EXTRACTED RECORDS:
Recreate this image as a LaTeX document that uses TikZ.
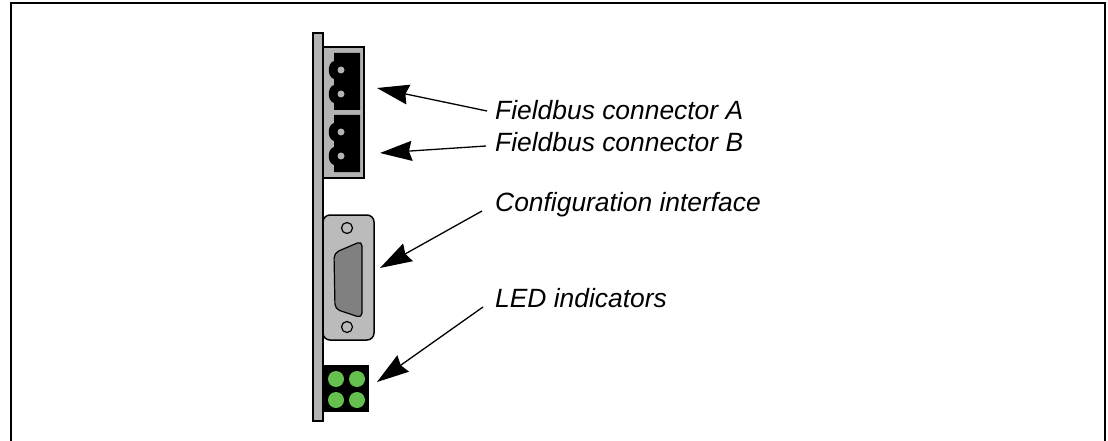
\documentclass[tikz,border=0pt]{standalone}
\usepackage{fontspec}
\setmainfont{Liberation Sans}
\usetikzlibrary{arrows.meta}
\definecolor{ledgreen}{HTML}{66C04F}
\definecolor{panelgray}{HTML}{B3B3B3}
\definecolor{dsubgray}{HTML}{808080}
\begin{document}
\begin{tikzpicture}[x=1pt,y=-1pt,
  outline/.style={draw=black,line width=1.5pt},
  label/.style={font=\fontsize{26.4}{30}\selectfont\itshape,anchor=base west,inner sep=0pt},
  callout/.style={line width=1.3pt,-{Stealth[length=32pt,width=20pt,inset=3pt]}},
  plug/.pic={
    \fill[black] (1,0) -- (27,0) -- (27,57) -- (1,57) -- (1,50)
      .. controls (-6,48) and (-6,34) .. (1,32) -- (1,26)
      .. controls (-6,24) and (-6,10) .. (1,8) -- cycle;
    \fill[panelgray] (8,17) circle[radius=3.5] (8,41) circle[radius=3.5];
  }]
\useasboundingbox (0,0) rectangle (1108,441);
% open frame
\draw[line width=2pt] (11,441) -- (11,3) -- (1105,3) -- (1105,441);

% front panel strip
\draw[outline,fill=panelgray] (313,33) rectangle (323,421);

% fieldbus connector housing with two plugs
\draw[outline,fill=panelgray] (323,47) rectangle (364,178);
\pic at (333,53) {plug};
\pic at (333,115) {plug};

% configuration D-sub plate
\draw[outline,fill=panelgray!90!white,rounded corners=7pt] (323,215) rectangle (374,340);
\draw[line width=1.2pt,fill=panelgray!90!white] (347,228) circle[radius=5.5];
\draw[line width=1.2pt,fill=panelgray!90!white] (347,327) circle[radius=5.5];
\draw[line width=1.2pt,fill=dsubgray,rounded corners=5pt]
  (362,241) -- (362,318) -- (335,309) -- (334,253) -- cycle;

% LED block
\fill[black] (323,365) rectangle (369,412);
\foreach \cx/\cy in {336/379,357/379,336/400,357/400}
  \fill[ledgreen] (\cx,\cy) circle[radius=8];

% callout targets
\coordinate (pA) at (377,88);
\coordinate (pB) at (380,153);
\coordinate (pC) at (380,268);
\coordinate (pL) at (377,382);

% labels
\node[label] (txtA) at (495,120) {Fieldbus connector A};
\node[label] (txtB) at (495,151) {Fieldbus connector B};
\node[label] (txtC) at (495,211) {Configuration interface};
\node[label] (txtL) at (495,307) {LED indicators};

\coordinate (sA) at ([xshift=-8pt,yshift=9pt]txtA.base west);
\coordinate (sB) at ([xshift=-9pt,yshift=5pt]txtB.base west);
\coordinate (sC) at ([xshift=-13pt]txtC.base west);
\coordinate (sL) at ([xshift=-12pt]txtL.base west);

\draw[callout] (sA) -- (pA);
\draw[callout] (sB) -- (pB);
\draw[callout] (sC) -- (pC);
\draw[callout] (sL) -- (pL);
\end{tikzpicture}
\end{document}
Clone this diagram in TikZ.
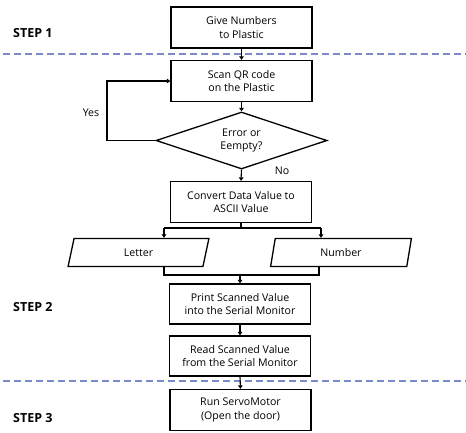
\documentclass[tikz,border=0pt]{standalone}
\usepackage{fontspec}
\setmainfont{Open Sans}
\usetikzlibrary{shapes.geometric,arrows.meta}
\definecolor{dashblue}{RGB}{124,138,204}
\tikzset{
  box/.style={draw=black, line width=1.3pt, rectangle, minimum width=141pt, minimum height=41pt, inner sep=0pt, align=center, font=\fontsize{10.6}{13.5}\selectfont},
  dec/.style={draw=black, line width=1.3pt, diamond, aspect=3, minimum width=171pt, minimum height=57pt, inner sep=0pt, align=center, font=\fontsize{10.6}{13.5}\selectfont},
  para/.style={draw=black, line width=1.3pt, trapezium, trapezium left angle=80, trapezium right angle=100, trapezium stretches=true, minimum width=141pt, minimum height=28pt, inner sep=0pt, font=\fontsize{10.6}{13.5}\selectfont},
  conn/.style={draw=black, line width=1.1pt},
  arr/.style={conn, -{Triangle[length=3.5pt,width=4.5pt]}},
  steplabel/.style={font=\bfseries\fontsize{12.5}{14}\selectfont, anchor=west, inner sep=0pt},
  lbl/.style={font=\fontsize{10.6}{13.5}\selectfont, inner sep=0pt},
  sep/.style={draw=dashblue, line width=1.2pt, dash pattern=on 7pt off 4pt}
}
\begin{document}
\begin{tikzpicture}[x=1pt,y=-1pt]
\useasboundingbox (0,0) rectangle (466,432);
\node[box] (b1) at (241.5,27.5) {Give Numbers\\to Plastic};
\node[box] (b2) at (241.5,81) {Scan QR code\\on the Plastic};
\node[dec] (d) at (241.5,140.5) {Error or\\Eempty?};
\node[box] (b3) at (241,202) {Convert Data Value to\\ASCII Value};
\node[para] (pl) at (138.5,252.5) {Letter};
\node[para] (pn) at (341,252.5) {Number};
\node[box, minimum height=40pt] (b4) at (240,304) {Print Scanned Value\\into the Serial Monitor};
\node[box, minimum height=40pt] (b5) at (240,356) {Read Scanned Value\\from the Serial Monitor};
\node[box] (b6) at (240.5,410) {Run ServoMotor\\(Open the door)};

\node[steplabel] (s1) at (13,33) {STEP 1};
\node[steplabel] (s2) at (13,307) {STEP 2};
\node[steplabel] (s3) at (13,418) {STEP 3};

\coordinate (l1a) at (3,54);
\coordinate (l1b) at (466,54);
\coordinate (l2a) at (3,381);
\coordinate (l2b) at (466,381);
\draw[sep] (l1a) -- (l1b);
\draw[sep] (l2a) -- (l2b);

\draw[arr] (b1.south) -- (b2.north);
\draw[arr] (b2.south) -- (d.north);
\coordinate (loop) at (107,140.5);
\draw[arr] (d.west) -- (loop) |- (b2.west);
\node[lbl] (yes) at (91,113) {Yes};
\draw[arr] (d.south) -- (b3.north);
\node[lbl] (no) at (282,171) {No};

\coordinate (sp) at (241,228);
\coordinate (spl) at (164,228);
\coordinate (spr) at (321,228);
\draw[conn] (b3.south) -- (sp);
\draw[conn] (spl) -- (spr);
\draw[arr] (spl) -- (spl |- pl.north);
\draw[arr] (spr) -- (spr |- pn.north);

\coordinate (ml) at (164,275);
\coordinate (mr) at (319,275);
\coordinate (mc) at (240,275);
\draw[conn] (ml |- pl.south) -- (ml) -- (mr) -- (mr |- pn.south);
\draw[arr] (mc) -- (b4.north);
\draw[arr] (b4.south) -- (b5.north);
\draw[arr] (b5.south) -- (b6.north);
\end{tikzpicture}
\end{document}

TASK TO COMPLETE: Using the entries above, write out exactly the lines from the one with "Clone this diagram in TikZ." through the one with "(s3) at (13,418)", ends included. Leave out any pictures.

TASK RESPONSE:
Clone this diagram in TikZ.
\documentclass[tikz,border=0pt]{standalone}
\usepackage{fontspec}
\setmainfont{Open Sans}
\usetikzlibrary{shapes.geometric,arrows.meta}
\definecolor{dashblue}{RGB}{124,138,204}
\tikzset{
  box/.style={draw=black, line width=1.3pt, rectangle, minimum width=141pt, minimum height=41pt, inner sep=0pt, align=center, font=\fontsize{10.6}{13.5}\selectfont},
  dec/.style={draw=black, line width=1.3pt, diamond, aspect=3, minimum width=171pt, minimum height=57pt, inner sep=0pt, align=center, font=\fontsize{10.6}{13.5}\selectfont},
  para/.style={draw=black, line width=1.3pt, trapezium, trapezium left angle=80, trapezium right angle=100, trapezium stretches=true, minimum width=141pt, minimum height=28pt, inner sep=0pt, font=\fontsize{10.6}{13.5}\selectfont},
  conn/.style={draw=black, line width=1.1pt},
  arr/.style={conn, -{Triangle[length=3.5pt,width=4.5pt]}},
  steplabel/.style={font=\bfseries\fontsize{12.5}{14}\selectfont, anchor=west, inner sep=0pt},
  lbl/.style={font=\fontsize{10.6}{13.5}\selectfont, inner sep=0pt},
  sep/.style={draw=dashblue, line width=1.2pt, dash pattern=on 7pt off 4pt}
}
\begin{document}
\begin{tikzpicture}[x=1pt,y=-1pt]
\useasboundingbox (0,0) rectangle (466,432);
\node[box] (b1) at (241.5,27.5) {Give Numbers\\to Plastic};
\node[box] (b2) at (241.5,81) {Scan QR code\\on the Plastic};
\node[dec] (d) at (241.5,140.5) {Error or\\Eempty?};
\node[box] (b3) at (241,202) {Convert Data Value to\\ASCII Value};
\node[para] (pl) at (138.5,252.5) {Letter};
\node[para] (pn) at (341,252.5) {Number};
\node[box, minimum height=40pt] (b4) at (240,304) {Print Scanned Value\\into the Serial Monitor};
\node[box, minimum height=40pt] (b5) at (240,356) {Read Scanned Value\\from the Serial Monitor};
\node[box] (b6) at (240.5,410) {Run ServoMotor\\(Open the door)};

\node[steplabel] (s1) at (13,33) {STEP 1};
\node[steplabel] (s2) at (13,307) {STEP 2};
\node[steplabel] (s3) at (13,418) {STEP 3};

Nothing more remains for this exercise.